• Requirements
From the entries below, please gather each line containing the string "this".

• Entries shown
◆ ◆ ◆

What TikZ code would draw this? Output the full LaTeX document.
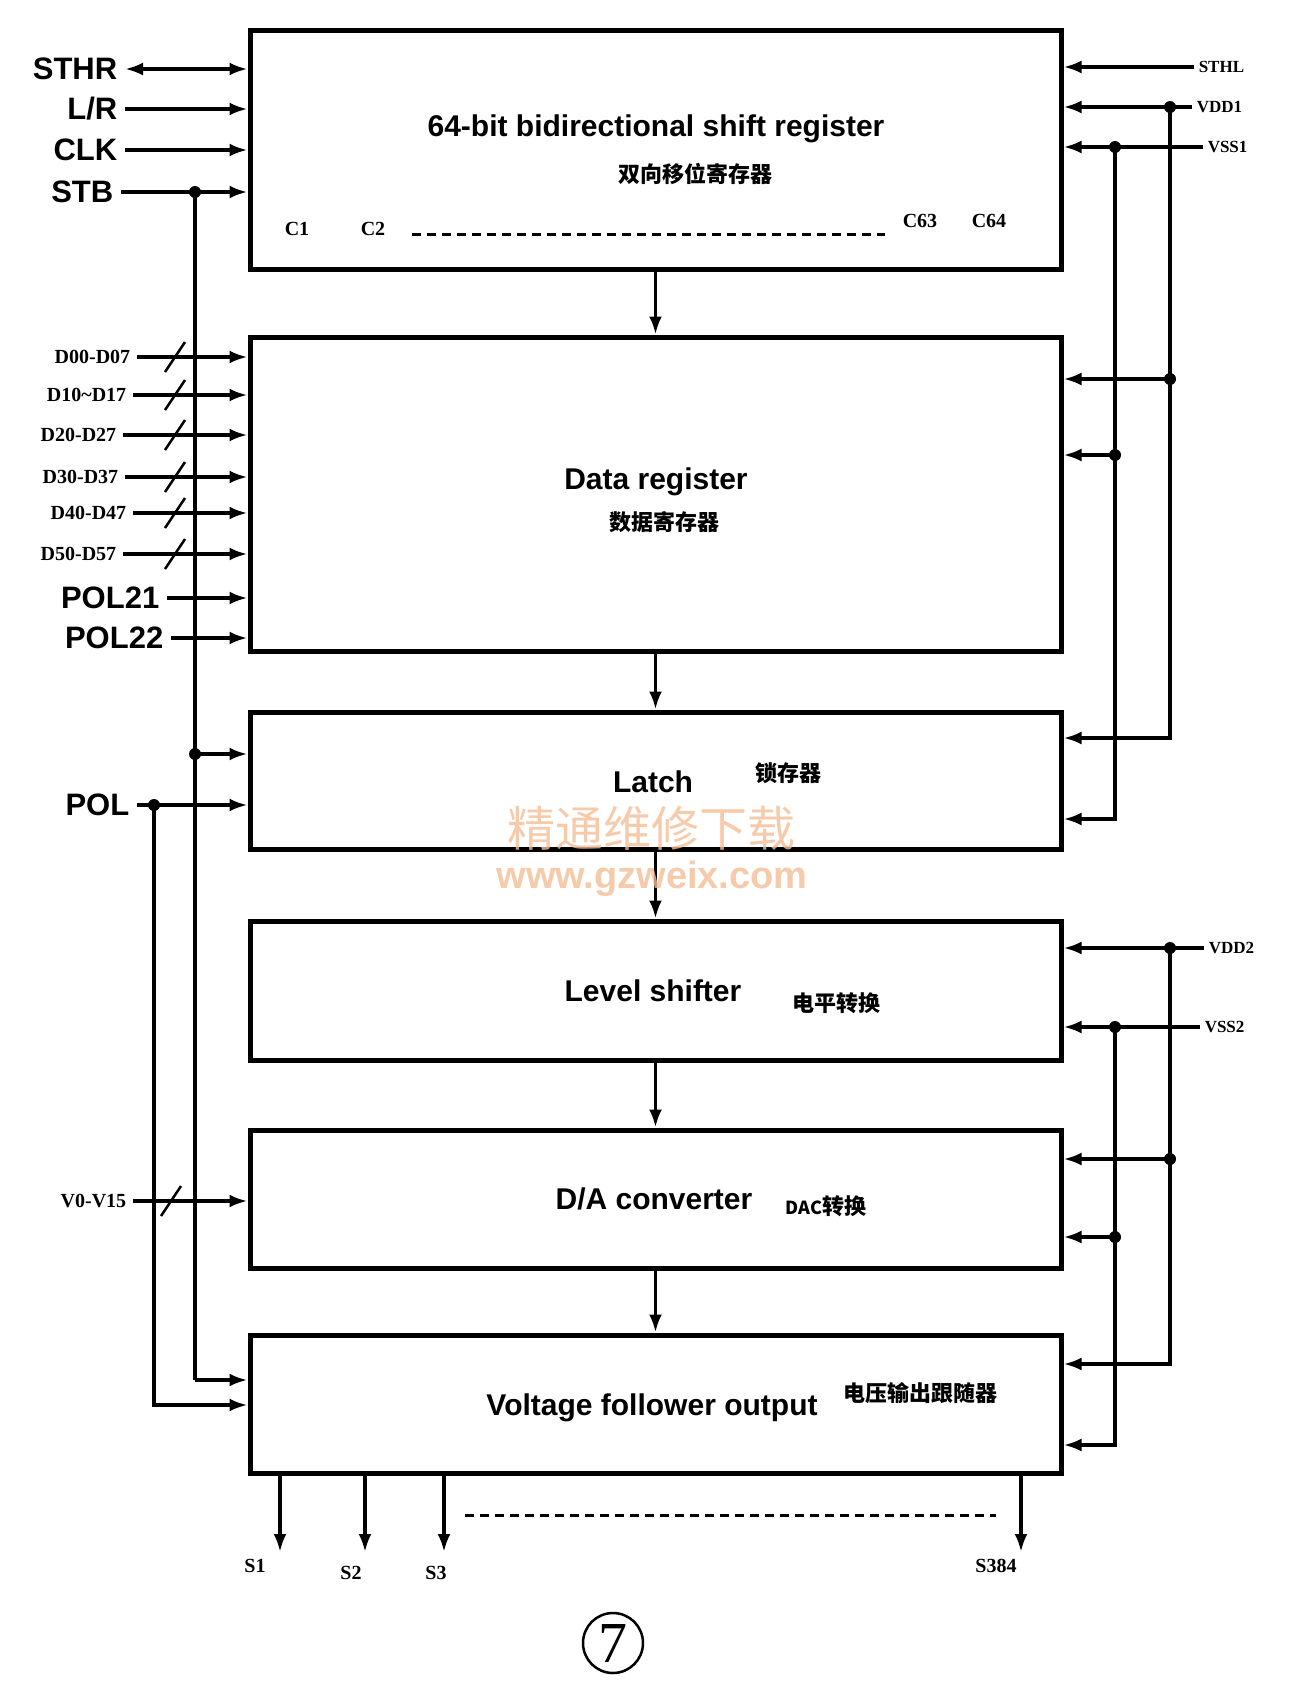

◆ ◆ ◆

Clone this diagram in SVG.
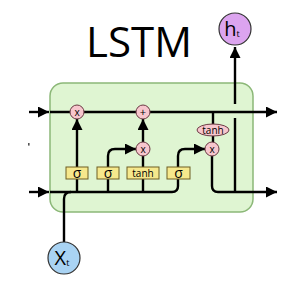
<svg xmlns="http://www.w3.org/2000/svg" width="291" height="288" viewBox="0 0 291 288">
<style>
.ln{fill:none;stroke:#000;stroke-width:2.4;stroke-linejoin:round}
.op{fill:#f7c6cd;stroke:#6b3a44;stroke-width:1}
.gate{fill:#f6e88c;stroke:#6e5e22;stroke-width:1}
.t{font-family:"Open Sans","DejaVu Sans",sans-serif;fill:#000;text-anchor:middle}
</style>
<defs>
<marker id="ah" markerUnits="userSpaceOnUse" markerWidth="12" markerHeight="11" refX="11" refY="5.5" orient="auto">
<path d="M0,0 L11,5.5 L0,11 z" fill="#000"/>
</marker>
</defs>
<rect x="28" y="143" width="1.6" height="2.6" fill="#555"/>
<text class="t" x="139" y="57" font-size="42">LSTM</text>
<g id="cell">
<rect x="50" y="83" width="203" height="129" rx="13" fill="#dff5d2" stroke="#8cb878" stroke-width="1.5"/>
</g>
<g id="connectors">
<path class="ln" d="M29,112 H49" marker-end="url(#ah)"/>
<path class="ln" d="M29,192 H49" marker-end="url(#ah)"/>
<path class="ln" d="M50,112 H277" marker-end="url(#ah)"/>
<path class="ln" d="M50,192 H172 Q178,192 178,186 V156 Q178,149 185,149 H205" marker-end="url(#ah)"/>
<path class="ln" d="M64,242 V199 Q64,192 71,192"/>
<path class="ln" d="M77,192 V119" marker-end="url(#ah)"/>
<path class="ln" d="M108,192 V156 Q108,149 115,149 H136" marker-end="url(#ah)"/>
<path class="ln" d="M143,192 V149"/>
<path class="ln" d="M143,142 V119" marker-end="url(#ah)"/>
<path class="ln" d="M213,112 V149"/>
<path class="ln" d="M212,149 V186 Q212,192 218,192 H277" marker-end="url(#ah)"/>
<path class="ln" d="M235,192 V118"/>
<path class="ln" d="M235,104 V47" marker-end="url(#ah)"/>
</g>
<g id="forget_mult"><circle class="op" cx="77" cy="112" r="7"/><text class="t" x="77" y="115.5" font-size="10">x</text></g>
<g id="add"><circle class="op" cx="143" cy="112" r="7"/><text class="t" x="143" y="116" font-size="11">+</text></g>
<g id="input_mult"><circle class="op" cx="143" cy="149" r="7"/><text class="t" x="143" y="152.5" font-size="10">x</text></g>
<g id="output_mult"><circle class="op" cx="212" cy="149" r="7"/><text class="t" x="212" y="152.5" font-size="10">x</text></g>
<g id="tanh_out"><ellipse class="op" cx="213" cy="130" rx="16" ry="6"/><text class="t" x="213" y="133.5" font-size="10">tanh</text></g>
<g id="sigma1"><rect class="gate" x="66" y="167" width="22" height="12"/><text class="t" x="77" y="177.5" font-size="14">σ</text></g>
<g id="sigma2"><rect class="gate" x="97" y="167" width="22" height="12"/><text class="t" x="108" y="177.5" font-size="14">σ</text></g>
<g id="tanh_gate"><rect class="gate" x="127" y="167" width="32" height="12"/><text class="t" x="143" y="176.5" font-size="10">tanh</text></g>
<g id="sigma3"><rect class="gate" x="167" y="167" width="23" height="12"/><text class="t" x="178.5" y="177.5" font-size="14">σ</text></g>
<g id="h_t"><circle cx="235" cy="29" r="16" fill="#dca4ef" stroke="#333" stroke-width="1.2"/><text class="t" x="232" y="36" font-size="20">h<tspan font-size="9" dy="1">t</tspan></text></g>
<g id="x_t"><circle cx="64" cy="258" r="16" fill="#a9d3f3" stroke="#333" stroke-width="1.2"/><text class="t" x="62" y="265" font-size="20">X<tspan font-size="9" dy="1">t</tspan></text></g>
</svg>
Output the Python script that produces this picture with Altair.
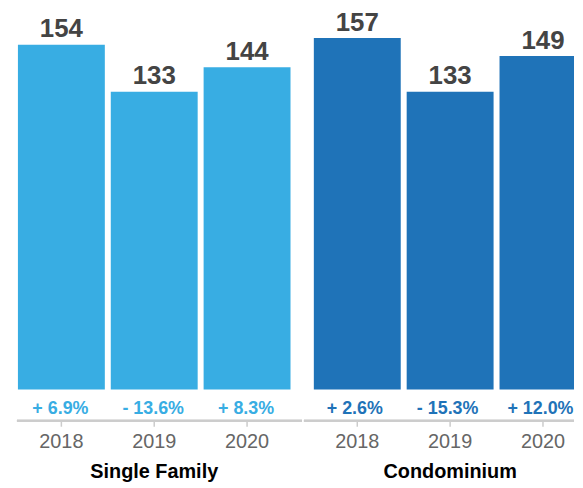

◆ ◆ ◆

• The answer
What TikZ code would draw this? Output the full LaTeX document.
Clone this diagram in SVG.
Output the Python script that produces this picture with Altair.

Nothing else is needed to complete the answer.